Die bekannte Schweizer Regisseurin kroatisch-bosnischer Herkunft Andrea Staka befasste sich mit dem, was sie “übertriebenes Engagement für Integration” nannte, wie es manchmal vor allem in Schulen zu beobachten sei. “Angesichts all dieser den Schülern und ihren immigrierten Eltern gewidmeten Angeboten für Übersetzung, Beratung etc. kommt mir die Frage in den Sinn: ‘Werden diese Menschen etwa für dumm gehalten?!’ Staka setzte sich dafür ein, dass den Eltern durch Sprachkurse und andere Erleichterungen Integration im Voraus ermöglicht wird, aber dass sie nicht wie Sonderfälle behandelt und zu Passivität verleitet werden.

Medien der Migranten

Für den Herausgeber der Online-Zeitschrift “Migazin” aus Deutschland, Ekrem Şenol, konnten sich die Migranten und er selbst als Migrantenkind in den Standardmedien Deutschlands, die über sie aus deutscher Perspektive schrieben, nicht wiedererkennen. Das brachte ihn dazu, selbst eine Ausdrucksmöglichkeit als Migrant aus der Perspektive der Migranten zu schaffen, und zu diesem Zweck gründete er mit Mitarbeitern “Migazin”. Die Zeitschrift hat viele prominente Mitarbeiterinnen aus dem gesellschaftlichen, politischen und künstlerischen Leben Deutschlands und beschränkt sich nicht nur auf Autoren ausländischer Herkunft, betonte Şenol im Gespräch mit albinfo.ch.

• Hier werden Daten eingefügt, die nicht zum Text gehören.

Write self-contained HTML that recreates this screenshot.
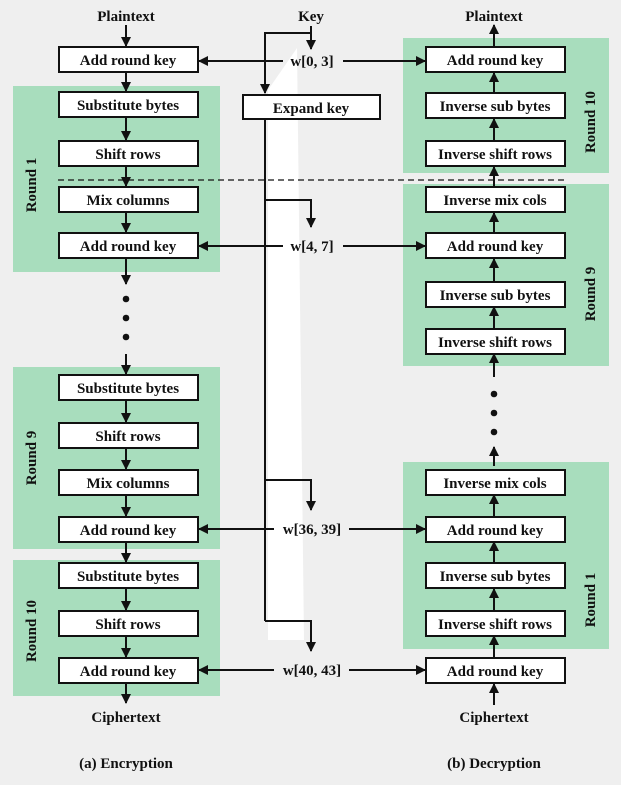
<!DOCTYPE html>
<html><head><meta charset="utf-8"><style>
html,body{margin:0;padding:0;background:#efefef}
svg{display:block}
text{font-family:"Liberation Serif",serif;font-weight:bold;font-size:15px;fill:#111}
.b{fill:#fff;stroke:#111;stroke-width:2}
.l{stroke:#111;stroke-width:2;fill:none}
.g{fill:#a8ddbd}
</style></head><body>
<svg width="621" height="785" viewBox="0 0 621 785" xmlns="http://www.w3.org/2000/svg">
<defs>
<marker id="a" viewBox="0 0 10 10" refX="9" refY="5" markerWidth="5" markerHeight="5" orient="auto-start-reverse"><path d="M0,0L10,5L0,10z" fill="#111"/></marker>
</defs>
<rect width="621" height="785" fill="#efefef"/>
<polygon points="268,90 297,48 304,640 268,640" fill="#fff"/>
<rect class="g" x="13" y="86" width="207" height="186"/>
<rect class="g" x="13" y="367" width="207" height="182"/>
<rect class="g" x="13" y="560" width="207" height="136"/>
<rect class="g" x="403" y="38" width="206" height="135"/>
<rect class="g" x="403" y="184" width="206" height="182"/>
<rect class="g" x="403" y="462" width="206" height="187"/>
<line x1="58" y1="180" x2="565" y2="180" stroke="#111" stroke-width="1.3" stroke-dasharray="6,4"/>

<g text-anchor="middle">
<text x="126" y="21">Plaintext</text>
<text x="126" y="722">Ciphertext</text>
<text x="126" y="768">(a) Encryption</text>
<text x="494" y="21">Plaintext</text>
<text x="494" y="722">Ciphertext</text>
<text x="494" y="768">(b) Decryption</text>
<text x="311" y="21">Key</text>
</g>
<g class="l" marker-end="url(#a)">
<line x1="126" y1="25" x2="126" y2="46"/>
<line x1="126" y1="72" x2="126" y2="91"/>
<line x1="126" y1="118" x2="126" y2="140"/>
<line x1="126" y1="166" x2="126" y2="186"/>
<line x1="126" y1="212" x2="126" y2="232"/>
<line x1="126" y1="259" x2="126" y2="284"/>
<line x1="126" y1="354" x2="126" y2="374"/>
<line x1="126" y1="400" x2="126" y2="422"/>
<line x1="126" y1="448" x2="126" y2="469"/>
<line x1="126" y1="495" x2="126" y2="516"/>
<line x1="126" y1="542" x2="126" y2="562"/>
<line x1="126" y1="589" x2="126" y2="610"/>
<line x1="126" y1="636" x2="126" y2="657"/>
<line x1="126" y1="684" x2="126" y2="703"/>
<line x1="494" y1="47" x2="494" y2="25"/>
<line x1="494" y1="93" x2="494" y2="73"/>
<line x1="494" y1="141" x2="494" y2="119"/>
<line x1="494" y1="187" x2="494" y2="167"/>
<line x1="494" y1="233" x2="494" y2="213"/>
<line x1="494" y1="282" x2="494" y2="259"/>
<line x1="494" y1="329" x2="494" y2="307"/>
<line x1="494" y1="377" x2="494" y2="354"/>
<line x1="494" y1="466" x2="494" y2="447"/>
<line x1="494" y1="517" x2="494" y2="495"/>
<line x1="494" y1="563" x2="494" y2="542"/>
<line x1="494" y1="611" x2="494" y2="589"/>
<line x1="494" y1="658" x2="494" y2="636"/>
<line x1="494" y1="705" x2="494" y2="684"/>
<line x1="311" y1="26" x2="311" y2="49"/>
<polyline points="311,33 265,33 265,93"/>
<polyline points="265,200 311,200 311,227"/>
<polyline points="265,480 311,480 311,510"/>
<polyline points="265,621 311,621 311,651"/>
<line x1="283" y1="61" x2="199" y2="61"/>
<line x1="343" y1="61" x2="425" y2="61"/>
<line x1="283" y1="246" x2="199" y2="246"/>
<line x1="343" y1="246" x2="425" y2="246"/>
<line x1="274" y1="529" x2="199" y2="529"/>
<line x1="349" y1="529" x2="425" y2="529"/>
<line x1="274" y1="670" x2="199" y2="670"/>
<line x1="349" y1="670" x2="425" y2="670"/>
</g>
<line class="l" x1="265" y1="119" x2="265" y2="621"/>
<g fill="#111">
<circle cx="126" cy="299" r="3.3"/><circle cx="126" cy="318" r="3.3"/><circle cx="126" cy="337" r="3.3"/>
<circle cx="494" cy="394" r="3.3"/><circle cx="494" cy="413" r="3.3"/><circle cx="494" cy="432" r="3.3"/>
</g>
<g>
<rect class="b" x="59" y="47" width="139" height="25"/>
<rect class="b" x="59" y="92" width="139" height="25"/>
<rect class="b" x="59" y="141" width="139" height="25"/>
<rect class="b" x="59" y="187" width="139" height="25"/>
<rect class="b" x="59" y="233" width="139" height="25"/>
<rect class="b" x="59" y="375" width="139" height="25"/>
<rect class="b" x="59" y="423" width="139" height="25"/>
<rect class="b" x="59" y="470" width="139" height="25"/>
<rect class="b" x="59" y="517" width="139" height="25"/>
<rect class="b" x="59" y="563" width="139" height="25"/>
<rect class="b" x="59" y="611" width="139" height="25"/>
<rect class="b" x="59" y="658" width="139" height="25"/>
<rect class="b" x="243" y="95" width="137" height="24"/>
<rect class="b" x="426" y="47" width="139" height="25"/>
<rect class="b" x="426" y="93" width="139" height="25"/>
<rect class="b" x="426" y="141" width="139" height="25"/>
<rect class="b" x="426" y="187" width="139" height="25"/>
<rect class="b" x="426" y="233" width="139" height="25"/>
<rect class="b" x="426" y="282" width="139" height="25"/>
<rect class="b" x="426" y="329" width="139" height="25"/>
<rect class="b" x="426" y="470" width="139" height="25"/>
<rect class="b" x="426" y="517" width="139" height="25"/>
<rect class="b" x="426" y="563" width="139" height="25"/>
<rect class="b" x="426" y="611" width="139" height="25"/>
<rect class="b" x="426" y="658" width="139" height="25"/>
</g>
<g text-anchor="middle">
<text x="128" y="65">Add round key</text>
<text x="128" y="110">Substitute bytes</text>
<text x="128" y="159">Shift rows</text>
<text x="128" y="205">Mix columns</text>
<text x="128" y="251">Add round key</text>
<text x="128" y="393">Substitute bytes</text>
<text x="128" y="441">Shift rows</text>
<text x="128" y="488">Mix columns</text>
<text x="128" y="535">Add round key</text>
<text x="128" y="581">Substitute bytes</text>
<text x="128" y="629">Shift rows</text>
<text x="128" y="676">Add round key</text>
<text x="311" y="113">Expand key</text>
<text x="495" y="65">Add round key</text>
<text x="495" y="111">Inverse sub bytes</text>
<text x="495" y="159">Inverse shift rows</text>
<text x="495" y="205">Inverse mix cols</text>
<text x="495" y="251">Add round key</text>
<text x="495" y="300">Inverse sub bytes</text>
<text x="495" y="347">Inverse shift rows</text>
<text x="495" y="488">Inverse mix cols</text>
<text x="495" y="535">Add round key</text>
<text x="495" y="581">Inverse sub bytes</text>
<text x="495" y="629">Inverse shift rows</text>
<text x="495" y="676">Add round key</text>
<text x="312" y="66">w[0, 3]</text>
<text x="312" y="251">w[4, 7]</text>
<text x="312" y="534">w[36, 39]</text>
<text x="312" y="675">w[40, 43]</text>
<text transform="translate(36,185) rotate(-90)">Round 1</text>
<text transform="translate(36,458) rotate(-90)">Round 9</text>
<text transform="translate(36,631) rotate(-90)">Round 10</text>
<text transform="translate(595,122) rotate(-90)">Round 10</text>
<text transform="translate(595,294) rotate(-90)">Round 9</text>
<text transform="translate(595,600) rotate(-90)">Round 1</text>
</g>
</svg>
</body></html>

Şenol bemerkte auch, dass es unter dem Druck der Kommerzialisierung und der zunehmenden Stimmung gegen Ausländer in Deutschland immer weniger Raum für qualitativen und objektiven Journalismus gebe. Sogar die grossen traditionellen Zeitungen fielen diesem Druck teilweise zum Opfer, sagte er. In den Online-Medien zeige sich ein alarmierender Zustand, wo wir geradezu überschwemmt würden von skandalösen Kommentaren, die die Norm gegen Rassismus verletzten. Er machte sich für einen professionelleren Umgang mit und für die Vermeidung von Gesetzesverletzungen stark, die unter dem Deckmantel der “Meinungsäusserungsfreiheit” geschähen.

Den Abschluss machte der Präsident der EKM, Walter Leimgruber, mit einer Zusammenfassung, wobei er die Beiträge aller Teilnehmerinnen würdigte, die mit ihren Ansätzen aus verschiedenen Perspektiven Licht auf das Thema der Konferenz, die Nutzung von Potenzialen der Migranten, gebracht hatten.